Speech-monitoring AI could help doctors keep patients safe
Image credit: Newscast/Time to Change
Machine learning systems could assist doctors in monitoring the mental health of patients through speech-based tests, US researchers have suggested.
A pair of neuroscientists were motivated to develop the AI system due to the lack of access to mental health professionals – such as psychiatrists and therapists – in the US. While approximately one in five adults in the US live with a mental illness, many are unable to reach or can afford to see a healthcare professional about their condition.

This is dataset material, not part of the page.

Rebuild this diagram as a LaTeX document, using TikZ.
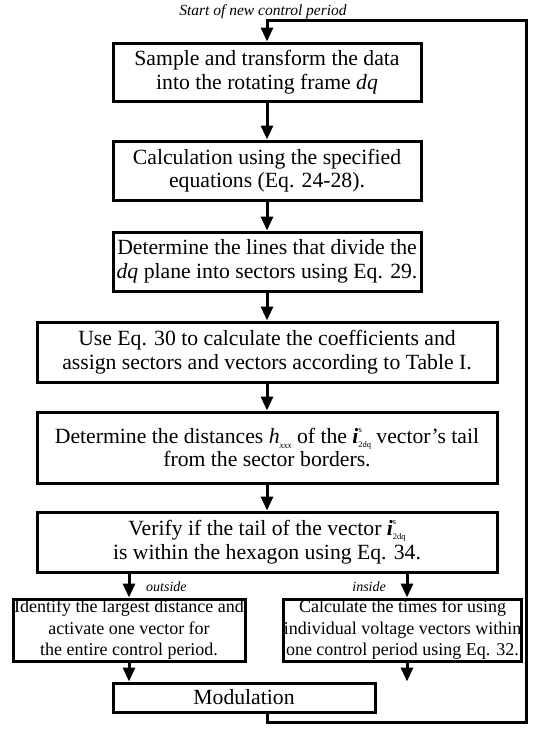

Psychiatrists primarily base their diagnoses and treatments plans on discussions with their patients; the researchers point out that this process is subjective and not entirely reliable. “Humans are not perfect. They can get distracted and sometimes miss out on subtle speech cues and warning signs. Unfortunately, there is no objective blood test for mental health,” said Professor Brita Elvevåg, a neuroscientist at the University of Tromsø.
Elvevåg teamed up with Professor Peter Foltz, from the Institute of Cognitive Science, and computing graduate student Chelsea Chandler, from the University of Colorado Boulder, to develop an AI system capable of assisting healthcare professionals in monitoring their patients’ mental condition. They produced a system which detects day-to-day changes in speech patterns which could indicate a decline in mental health.
The patient first answers a five to ten-minute series of questions by talking into their phone; they are asked about their emotional state, to tell a story, listen to and repeat a story and given a series of basic motor skills tests. The collected speech samples are assessed by a machine learning system, which compares them to previous samples from the same patient and samples from the broader population to ‘rate’ the patient’s mental state.
According to the researchers, sentences which do not follow a logical pattern are a symptom of schizophrenia; memory loss could indicate both cognitive and psychiatric complications, and shifts in tone and pace could hint at manic or depressive episodes.
“Language is a critical pathway to detecting patient mental states,” said Foltz. “Using mobile devices and AI, we are able to track patients daily and monitor these subtle changes.”
In a test for the system, the researchers asked clinicians to assess 225 participants (half of whom had severe psychiatric conditions) based on speech samples. The results were compared to the results of the system and the researchers found that – in these limited circumstances – the AI model was at least as successful as the human clinicians.
“We are not in any way trying to replace clinicians,” said Foltz, co-author of the paper, “but we do believe we can create tools that will allow them to better monitor their patients.”
Foltz envisions a future scenario in which AI systems such as these could be used as a tool by clinicians to provide extra insights, as well as serving as a remote-monitoring system for patients with the most serious conditions. If a system like this detected a worrying change – a responsibility currently undertaken by trained professionals through regular interviews with the patient – it could notify the patient’s care provider to check on them.
Foltz and his collaborators have called for further studies to “prove efficacy and earn public trust” before AI systems like this can be introduced into clinical practice to assist psychiatrists and other mental health professionals.
“The mystery around AI does not nurture trustworthiness, which is critical when applying medical technology,” the authors of the paper wrote. “Rather than looking for machine learning models to become the ultimate decision-maker in medicine, we should leverage the things that machines do well that are distinct from what humans do well.”